A little Swedish death cleaning

I feel strongly about this and have written about it before. I cleaned out my parent’s house when they needed to move and I have helped clients who have inherited property figure out what to do with their deceased loved one’s stuff.

Let’s face it we all have a lot of stuff, too much stuff. If we have adult children they probably don’t want our stuff and some even worry that they will have to deal with it.

In the last few years, I have gotten rid of a lot of stuff because I feel responsible for my own stuff and I don’t want my family to have to deal with it. I started with items being stored in my basement and worked my way up.

It isn’t enough to just get rid of stuff. I have been very careful about what I buy because I want less not more. Having less seems like a constant battle.

For me throwing usable household items and clothing away seems wrong. I have been getting rid of excess stuff by donating it, selling it or giving it to friends and family. I have been able to recycle a few things and I “upcycled” furniture so that it can be re-used.

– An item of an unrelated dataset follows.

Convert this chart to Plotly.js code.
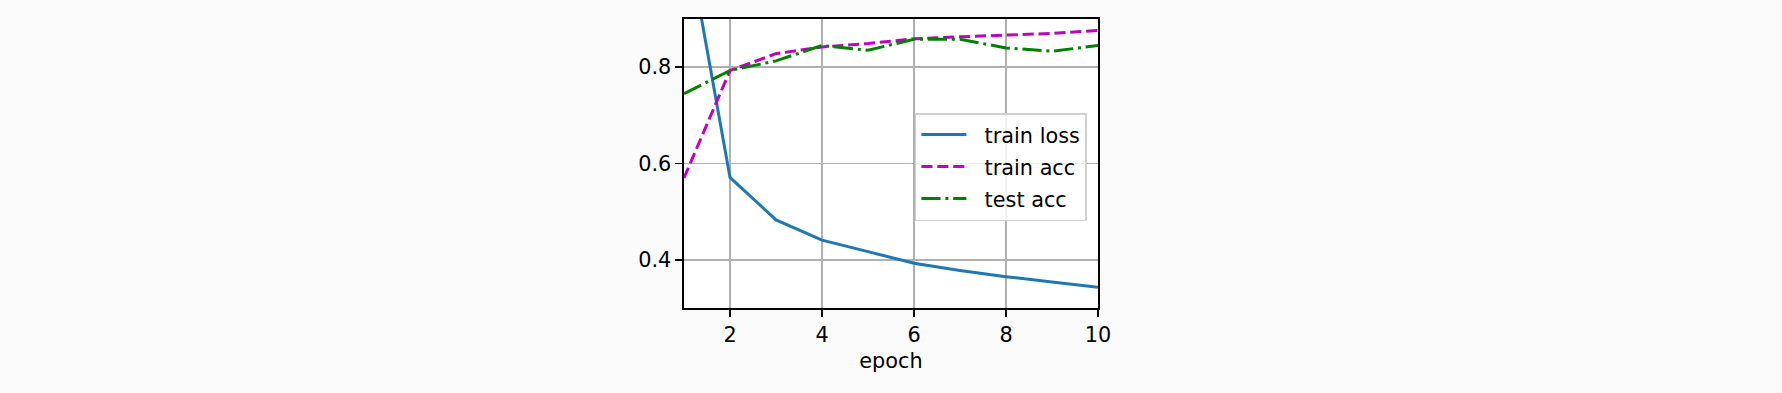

I have gained a lot of space in my basement, closet, and kitchen cabinets. I have an empty closet and several empty drawers.

Having too much stuff can be an obstacle for those who want to downsize. I always recommend starting the process a year before a move if possible. People tend to make better decisions if they have some time to plan.

A friend of mine who lived in the same house for 30 years took three years to downsize before getting the house ready to sell. I have lived in the same house for 29.5 years. 🙂

If you haven’t heard of Sweedish death cleaning, do a google search. There are several books and articles on the subject.